Bright idea: Cape Town to pay cash for energy fed into the grid

City hopes incentive will help reduce exposure to load-shedding

Cape Town mayor Geordin Hill-Lewis explains the city's plans to reduce the impact of load-shedding.
Cape Town mayor Geordin Hill-Lewis explains the city's plans to reduce the impact of load-shedding.
Image: Michael Walker

The City of Cape Town is going to pay cash for energy fed into the grid in a groundbreaking initiative aimed at defeating load-shedding.

“We want to buy as much as we possibly can,” mayor Geordin Hill-Lewis said at a briefing  on Monday. “We are getting on with our own plan so we can be the first to end load- shedding.”

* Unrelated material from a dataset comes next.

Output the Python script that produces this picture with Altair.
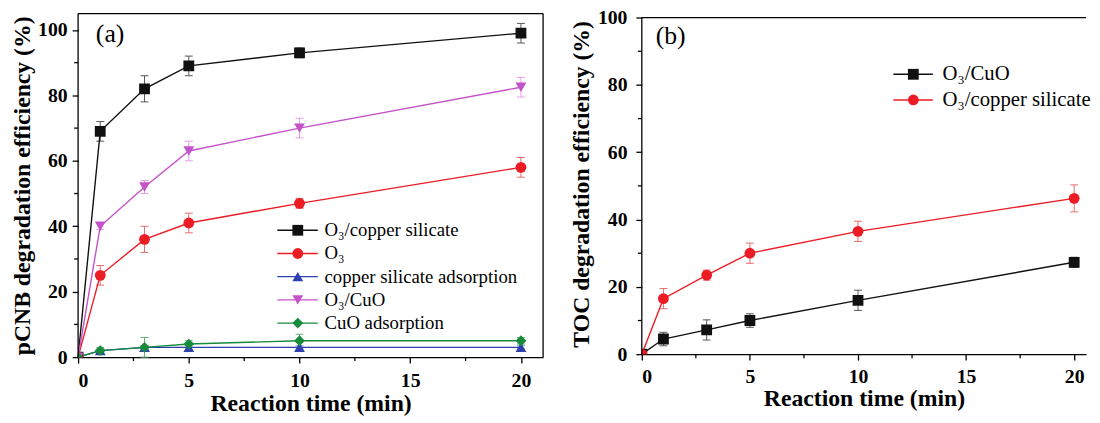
import altair as alt
import pandas as pd

TIME = [0, 1, 3, 5, 10, 20]

# ---- panel (a): pCNB degradation efficiency (%) ----
A_NAMES = ["O₃/copper silicate", "O₃", "copper silicate adsorption", "O₃/CuO", "CuO adsorption"]
A_CU_SIL = [0, 69, 82, 89, 93, 99]
A_CU_SIL_ERR = [0, 3, 4, 3, 1.5, 3]
A_O3 = [0, 25, 36, 41, 47, 58]
A_O3_ERR = [0, 3, 4, 3, 1.5, 3]
A_SIL_ADS = [0, 2, 3, 3, 3, 3]
A_SIL_ADS_ERR = [0, 0.5, 0.5, 1, 0.5, 0.5]
A_CUO = [0, 40, 52, 63, 70, 82.5]
A_CUO_ERR = [0, 1, 2, 3, 3, 3]
A_CUO_ADS = [0, 2, 3, 4, 5, 5]
A_CUO_ADS_ERR = [0, 1, 3, 1, 2, 1]

# ---- panel (b): TOC degradation efficiency (%) ----
B_NAMES = ["O₃/CuO", "O₃/copper silicate"]
B_CUO = [0, 4.5, 7.2, 10, 16, 27.3]
B_CUO_ERR = [0, 2, 3, 2, 3, 1.5]
B_CU_SIL = [0, 16.5, 23.5, 30, 36.5, 46.3]
B_CU_SIL_ERR = [0, 3, 1.5, 3, 3, 4]

X_MAJOR = [0, 5, 10, 15, 20]
X_MINOR = [2.5, 7.5, 12.5, 17.5]
Y_MAJOR = [0, 20, 40, 60, 80, 100]
Y_MINOR = [10, 30, 50, 70, 90]

A_COLORS = ["#111111", "#ec1c24", "#2e3fae", "#c452c8", "#178a3c"]
A_ECOLORS = ["#555555", "#e86a6a", "#8a92cc", "#e59ae6", "#5db36f"]
A_SHAPES = ["square", "circle", "triangle-up", "triangle-down", "diamond"]
B_COLORS = ["#111111", "#ec1c24"]
B_ECOLORS = ["#555555", "#e86a6a"]
B_SHAPES = ["square", "circle"]

SERIF = "Liberation Serif"


def long_df(names, vals, errs):
    rows = []
    for n, v, e in zip(names, vals, errs):
        for t, y, err in zip(TIME, v, e):
            rows.append({"t": t, "v": y, "lo": y - err, "hi": y + err,
                         "err": err, "s": n, "s2": n, "s3": n})
    return pd.DataFrame(rows)


def panel(df, names, colors, ecolors, shapes, W, H, xmax, ymax, ytitle, tag,
          tagx, tagy, leg, xlp, xtp, ylp, ytp, frame_right):
    xs = alt.Scale(domain=[0, xmax], nice=False, zero=False)
    ys = alt.Scale(domain=[0, ymax], nice=False, zero=False)
    common = dict(labelFont=SERIF, titleFont=SERIF, labelFontWeight="bold",
                  titleFontWeight="bold", labelFontSize=20, titleFontSize=24,
                  labelColor="black", titleColor="black", grid=False,
                  tickColor="black", tickWidth=1.3, tickSize=6)
    xax = alt.Axis(values=X_MAJOR, title="Reaction time (min)", labelPadding=xlp,
                   titlePadding=xtp, domainColor="black", domainWidth=1.3, **common)
    yax = alt.Axis(values=Y_MAJOR, title=ytitle, labelPadding=ylp, titlePadding=ytp,
                   domain=False, **common)
    X = alt.X("t:Q", scale=xs, axis=xax)
    Y = alt.Y("v:Q", scale=ys, axis=yax)
    base = alt.Chart(df)
    ebase = base.transform_filter("datum.err > 0")
    ecol = alt.Color("s3:N", scale=alt.Scale(domain=names, range=ecolors), legend=None)

    ebar = ebase.mark_rule(strokeWidth=1).encode(
        x=X, y=alt.Y("lo:Q", scale=ys, axis=yax), y2="hi:Q", color=ecol)
    cap_hi = ebase.mark_rule(strokeWidth=1, xOffset=-4, x2Offset=4).encode(
        x=X, x2="t:Q", y=alt.Y("hi:Q", scale=ys, axis=yax), color=ecol)
    cap_lo = ebase.mark_rule(strokeWidth=1, xOffset=-4, x2Offset=4).encode(
        x=X, x2="t:Q", y=alt.Y("lo:Q", scale=ys, axis=yax), color=ecol)

    # legend: a line symbol drawn as a custom path, and the markers on top of it
    half = leg["len"] / 10.0
    sw = 1.4
    col1 = (100 ** 0.5 + sw) / 2.0
    leg1 = alt.Legend(orient="none", legendX=leg["x"] + leg["len"] / 2 - col1,
                      legendY=leg["y"], title=None,
                      symbolType=f"M-{half},0H{half}", symbolSize=100,
                      symbolStrokeWidth=sw, labelFont=SERIF,
                      labelFontSize=leg["fs"], labelColor="black", labelLimit=400,
                      labelOffset=leg["len"] / 2 - col1 + leg["lo"],
                      rowPadding=leg["rp"], padding=0)
    line = base.mark_line(strokeWidth=1.4).encode(
        x=X, y=Y,
        color=alt.Color("s:N", scale=alt.Scale(domain=names, range=colors), legend=leg1))

    col2 = (120 ** 0.5) / 2.0
    leg2 = alt.Legend(orient="none", legendX=leg["x"] + leg["len"] / 2 - col2,
                      legendY=leg["y"], title=None, symbolSize=120,
                      symbolStrokeWidth=0, labelFont=SERIF, labelLimit=400,
                      labelFontSize=leg["fs"], labelOpacity=0,
                      labelOffset=4, rowPadding=leg["rp"], padding=0)
    pts = base.mark_point(filled=True, opacity=1, size=120, clip=True).encode(
        x=X, y=Y,
        color=alt.Color("s2:N", scale=alt.Scale(domain=names, range=colors), legend=leg2),
        shape=alt.Shape("s2:N", scale=alt.Scale(domain=names, range=shapes), legend=leg2))

    one = pd.DataFrame({"z": [0]})
    rule = dict(color="black", strokeWidth=1.3)
    if frame_right:
        top = alt.Chart(one).mark_rule(**rule).encode(
            x=alt.value(0), x2=alt.value(W), y=alt.value(0))
        left = alt.Chart(one).mark_rule(**rule).encode(
            x=alt.value(0), y=alt.value(0), y2=alt.value(H))
        right = alt.Chart(one).mark_rule(**rule).encode(
            x=alt.value(W), y=alt.value(0), y2=alt.value(H))
        frame = [top, left, right]
    else:
        top = alt.Chart(one).mark_rule(**rule).encode(
            x=alt.value(0), x2=alt.value(W), y=alt.datum(100))
        left = alt.Chart(one).mark_rule(**rule).encode(
            x=alt.value(0), y=alt.datum(0), y2=alt.datum(100))
        frame = [top, left]

    xmin = alt.Chart(pd.DataFrame({"m": X_MINOR})).mark_rule(**rule).encode(
        x=alt.X("m:Q", scale=xs, axis=xax), y=alt.value(H), y2=alt.value(H + 4))
    ymin = alt.Chart(pd.DataFrame({"m": Y_MINOR})).mark_rule(**rule).encode(
        y=alt.Y("m:Q", scale=ys, axis=yax), x=alt.value(0), x2=alt.value(-4))
    label = alt.Chart(pd.DataFrame({"tag": [tag]})).mark_text(
        font=SERIF, fontSize=26, align="left", baseline="middle", color="black").encode(
        text="tag:N", x=alt.value(tagx), y=alt.value(tagy))

    layers = [ebar, cap_hi, cap_lo, line, pts] + frame + [xmin, ymin, label]
    return alt.layer(*layers).resolve_scale(
        color="independent", shape="independent").properties(width=W, height=H)


dfa = long_df(A_NAMES, [A_CU_SIL, A_O3, A_SIL_ADS, A_CUO, A_CUO_ADS],
              [A_CU_SIL_ERR, A_O3_ERR, A_SIL_ADS_ERR, A_CUO_ERR, A_CUO_ADS_ERR])
dfb = long_df(B_NAMES, [B_CUO, B_CU_SIL], [B_CUO_ERR, B_CU_SIL_ERR])

pa = panel(dfa, A_NAMES, A_COLORS, A_ECOLORS, A_SHAPES, 471, 348, 21, 105,
           "pCNB degradation efficiency (%)", "(a)", 18, 21,
           {"x": 198, "y": 210, "len": 41, "fs": 19, "lo": 3, "rp": 3.5},
           8, 1, 5, 3, True)
pb = panel(dfb, B_NAMES, B_COLORS, B_ECOLORS, B_SHAPES, 450, 345, 20.55, 101.2,
           "TOC degradation efficiency (%)", "(b)", 14, 23,
           {"x": 250, "y": 51, "len": 40, "fs": 21, "lo": 5, "rp": 4},
           7, 0, 9, 4, False)

chart = alt.hconcat(pa, pb, spacing=100, bounds="flush").properties(
    padding={"left": 3, "top": -3, "right": 0, "bottom": 0}
).configure_view(stroke=None)

chart.save("out.html", embed_options={"renderer": "svg", "actions": False})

The new scheme involves buying renewable energy from private customers, initially commercial and later residential, to be fed into the grid to supplement the electricity supply.

To date the city has incentivised customers feeding supplementary energy into the grid by reducing their utility bills but now it is going a step further and will pay for surplus power.

To achieve this, the city has applied for a long-term exemption from national government, but is also tweaking its own local government regulatory framework to circumvent normal public procurement processes.

Hill-Lewis said the system was necessary in light of Eskom’s inadequate supply and the prospect of load-shedding long into the future. He did not expect the national load-shedding situation to improve within the next five years at least.

“I don’t think that will be the case [improvement within the next five years] — that’s why we’re doing this.”

Figures presented at Monday’s briefing showed the city could increase its feed-in supply by 90% just by incorporating the existing list of commercial applicants. 

The scheme will start with commercial customers due to the potential for them to generate more electricity via solar installations on large roof areas. However, potential residential clients have been invited to register their interest, and could be added to the system before the end of the year.

The initial buy-in rate is R1.01 per unit, though the price could rise as the city moves towards deregulating the market and allowing third parties to buy energy for resale.

“There is no upper limit — we want to try to get as much [energy] as we can,” said Hill-Lewis.